If you are going to turn every class into a wrestle with the ghosts of Milton Friedman, Friedrich Hayek, Robert Nozick, Ronald Reagan, and Margaret Thatcher, you will look silly unless you first make sure your students know who you are wrestling with, and why your struggle is such a desperate one--why their arguments have force and power...I agree with DeLong that you have to not only thoroughly understand your opposition, but you also must by necessity acknowledge when "their arguments have force and power." I don't say that anyone should pull their punches criticizing and condemning the capitalist ruling class, but unless you acknowledge and directly challenge not only their weakness but their strengths, an intelligent, skeptical listener will justly dismiss the criticism as unacceptably biased.
— Brad DeLong
I don't think he's correct when he says,
The problem is that these nineteen year olds [college students] are from the upper-middle class of twenty-first century California and are at base do-gooder meritocrats deeply suspicious of large greedy corporations that repeatedly and recurrently try to sell them junk that they don't really need. They have not only not been programmed by the ideologies of neoliberal market capitalism and classical economics, they barely know that they exist at an ideological level.The alternative explanation is that they have been so deeply programmed that they don't know they've been programmed; they think these ideological positions are matters of objective truth.
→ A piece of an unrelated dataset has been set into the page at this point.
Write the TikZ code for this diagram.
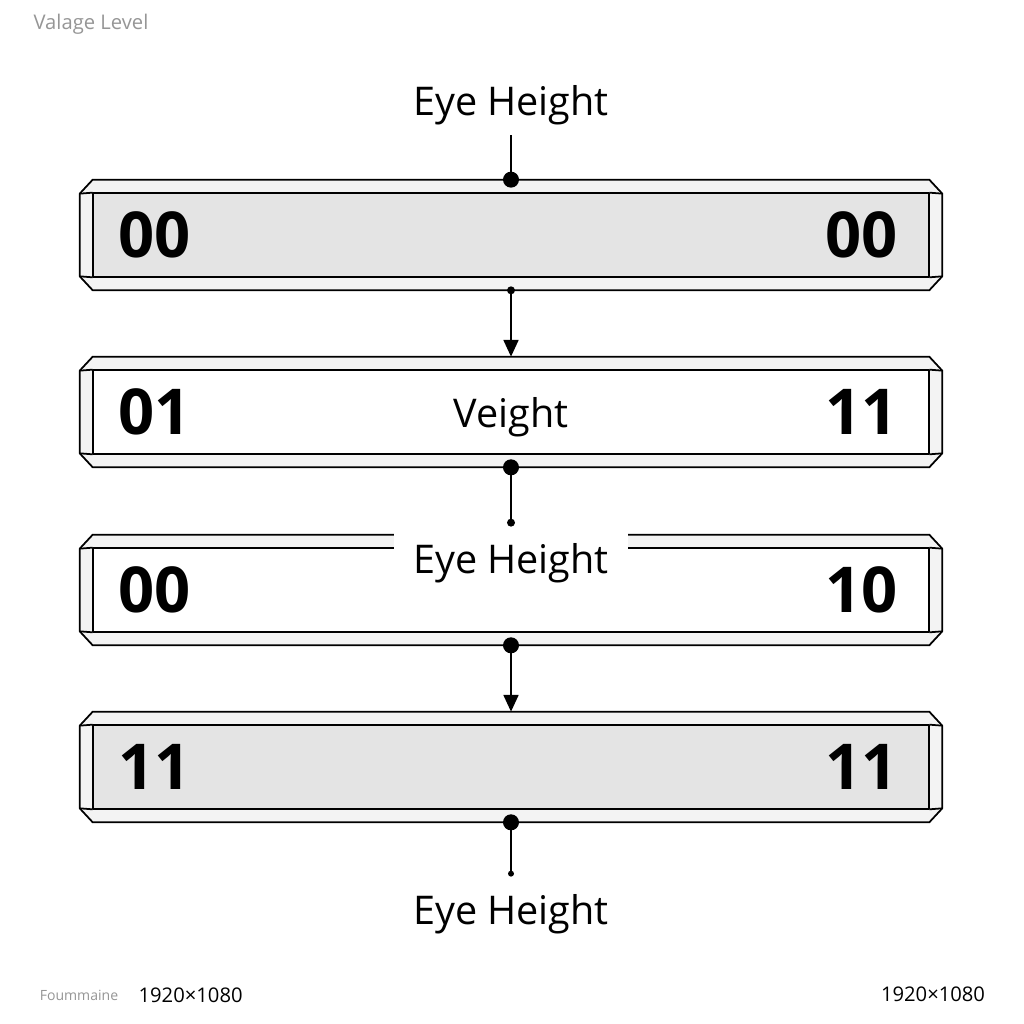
\documentclass[tikz,border=0pt]{standalone}
\usepackage{fontspec}
\setmainfont{Open Sans}
\usepackage{tikz}
\usetikzlibrary{arrows.meta,calc,positioning}
\definecolor{slabgray}{RGB}{228,228,228}
\definecolor{slabpale}{RGB}{255,255,255}
\definecolor{slabrim}{RGB}{243,243,243}
\definecolor{notegray}{RGB}{150,150,150}
\tikzset{
  slab/.style={minimum width=17.24cm, minimum height=2.2cm, inner sep=0pt},
  digits/.style={font=\fontsize{36}{36}\selectfont\bfseries, inner sep=0pt},
  midtext/.style={font=\fontsize{22.5}{22.5}\selectfont, text depth=0pt, inner sep=0pt},
  eyelabel/.style={fill=white, inner xsep=0.38cm, inner ysep=0pt, minimum height=1.4cm, text depth=0pt, font=\fontsize{22.5}{22.5}\selectfont},
  wire/.style={line width=1.1pt},
  arrow/.style={wire, -{Triangle[width=8.5pt,length=9.5pt]}},
  outline/.style={line width=1pt, line join=round},
  note/.style={font=\fontsize{11.5}{11.5}\selectfont, text=notegray},
}
% bar body: #1 node name, #2 inner fill
\newcommand{\slabbody}[2]{%
  \draw[outline, fill=slabrim]
    ($(#1.north west)+(0,-14)$) -- ($(#1.north west)+(13,0)$) -- ($(#1.north east)+(-13,0)$)
    -- ($(#1.north east)+(0,-14)$) -- ($(#1.south east)+(0,14)$) -- ($(#1.south east)+(-13,0)$)
    -- ($(#1.south west)+(13,0)$) -- ($(#1.south west)+(0,14)$) -- cycle;
  \draw[outline, fill=#2] ($(#1.north west)+(13,-13)$) rectangle ($(#1.south east)+(-13,13)$);
  \draw[outline] ($(#1.north west)+(0,-14)$) -- ($(#1.north west)+(13,-13)$)
    ($(#1.north east)+(0,-14)$) -- ($(#1.north east)+(-13,-13)$)
    ($(#1.south west)+(0,14)$) -- ($(#1.south west)+(13,13)$)
    ($(#1.south east)+(0,14)$) -- ($(#1.south east)+(-13,13)$);
}

\begin{document}
\begin{tikzpicture}[x=0.02cm, y=0.02cm]
    \useasboundingbox[fill=white] (0,0) rectangle (1024,1024);

    % Bars
    \node[slab] (b1) at (511,789) {};
    \node[slab] (b2) at (511,612) {};
    \node[slab] (b3) at (511,434) {};
    \node[slab] (b4) at (511,257) {};
    \slabbody{b1}{slabgray}
    \slabbody{b2}{slabpale}
    \slabbody{b3}{slabpale}
    \slabbody{b4}{slabgray}

    % Bit values
    \node[digits, right=0.76cm of b1.west, anchor=west] (b1l) {00};
    \node[digits, left=0.88cm of b1.east, anchor=east] (b1r) {00};
    \node[digits, right=0.76cm of b2.west, anchor=west] (b2l) {01};
    \node[midtext] (b2m) at (b2) {Veight};
    \node[digits, left=0.88cm of b2.east, anchor=east] (b2r) {11};
    \node[digits, right=0.76cm of b3.west, anchor=west] (b3l) {00};
    \node[digits, left=0.88cm of b3.east, anchor=east] (b3r) {10};
    \node[digits, right=0.76cm of b4.west, anchor=west] (b4l) {11};
    \node[digits, left=0.88cm of b4.east, anchor=east] (b4r) {11};

    % Eye height labels
    \node[eyelabel] (eye1) at (511,924) {Eye Height};
    \node[eyelabel] (eye3) at (511,466) {Eye Height};
    \node[eyelabel] (eye4) at (511,115) {Eye Height};

    % Connectors
    \draw[wire] (eye1.south) -- (b1.north);
    \draw[arrow] (b1.south) -- (b2.north);
    \draw[wire] (b2.south) -- (eye3.north);
    \draw[arrow] (b3.south) -- (b4.north);
    \draw[wire] (b4.south) -- (eye4.north);
    \fill (b1.north) circle (8);
    \fill (b1.south) circle (4);
    \fill (b2.south) circle (8);
    \fill (eye3.north) circle (4);
    \fill (b3.south) circle (8);
    \fill (b4.south) circle (8);
    \fill (eye4.north) circle (3);

    % Corner notes
    \node[note] (title) at (91,1000) {Valage Level};
    \node[note, font=\fontsize{8}{8}\selectfont] (foot) at (79,29) {Foummaine};
    \node[font=\fontsize{11.5}{11.5}\selectfont, right=0.16cm of foot] (resl) {1920×1080};
    \node[font=\fontsize{11.5}{11.5}\selectfont] (resr) at (933,30) {1920×1080};
\end{tikzpicture}
\end{document}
Remember: just that a nineteen year old can consider himself a do-gooder meritocrat indicates they've already swallowed the capitalist ruling class narrative, that the capitalist class is intrinsically better. In more-or-less objective terms, a nineteen year old has not actually achieved any merit. (With very few exceptions, at best her parents have overcome the mostly social, political and financial obstacles to obtaining adequate primary and secondary education.) The idea a nineteen year old can have any inherent qualities whatsoever that even impose an obligation or duty to society is itself profoundly ideological, and profoundly wrong.
And this is, I think, a fundamental problem with the capitalist left. The capitalist left agrees with the right that the capitalist class intrinsically deserves to rule; they disagree only on the rights and responsibilities of that rule.